What is the point of Channels and Lifecycles as it is now?

I get the strong feeling that life cycles and channels are quite cumbersome to manage at the moment. Often I keep thinking 'What is the point of this extra step?".

For example, in the project process view, you see the life cycle defined on the top right corner. You can even choose to use a different life cycle for the process. However, during the creation of a release, you can only choose a channel, not a life cycle, a channel which is defined in the project channels, which has nothing to do with the life cycle you’ve selected because it is not a channel.

I sort of get the idea of channels, but at the moment the ui makes it a bit tricky to manage and not entirely obvious.
Plus wouldn’t it be an idea to have channels shared between projects (or at least in a project group?) sort of like variabel sets?

Hi Harald,

Thanks for getting in touch! It can be a bit hard to see the value of Channels initially as they are fairly a complex feature. However, they have many uses not directly related to Lifecycles, though they are tied to Lifecycles. Allow me to try and explain in more detail below. :slight_smile:

The Lifecycle is not set during release, nor is it a part of the snapshot. If you wish to you can even change the Lifecycle during the middle of a release. They are used globally simply to identify where you are going to deploy to. The Channels define things like rules for packages, variables, steps and scoping. Due to this, it can only ever be at the project level. It also means that you want your Channels to be independent of any other Channels.

Channels themselves are key in managing branching deployments and different release strategies.
For example, if I was to have a Lifecycle Dev -> Test -> Prod, I can run my deployments fine and not have any need for Channels.

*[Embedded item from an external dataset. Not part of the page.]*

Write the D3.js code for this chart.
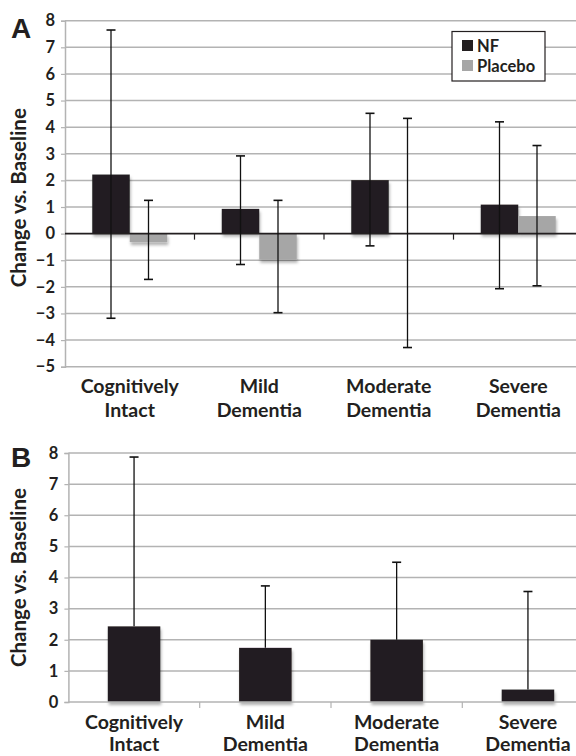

But what if I broke a release to Prod somehow and I can’t wait to push through both environments to get to Dev, I could make a Hotfix Channel with only the Prod environment. Then I could quickly deploy Hotfixes in the case of an emergency.

Aside from letting you have multiple Lifecycle’s and versioning rules for your deployments you can use Channels to configure things such as multiple active versions of the same project, pre-releases for early builds of different projects, feature branches and much more. We have some extensive documentation that covers how Channels can be best taken advantage of and how they can help you manage different tasks.

Let me know what you think, we are always happy to answer any questions you may have here.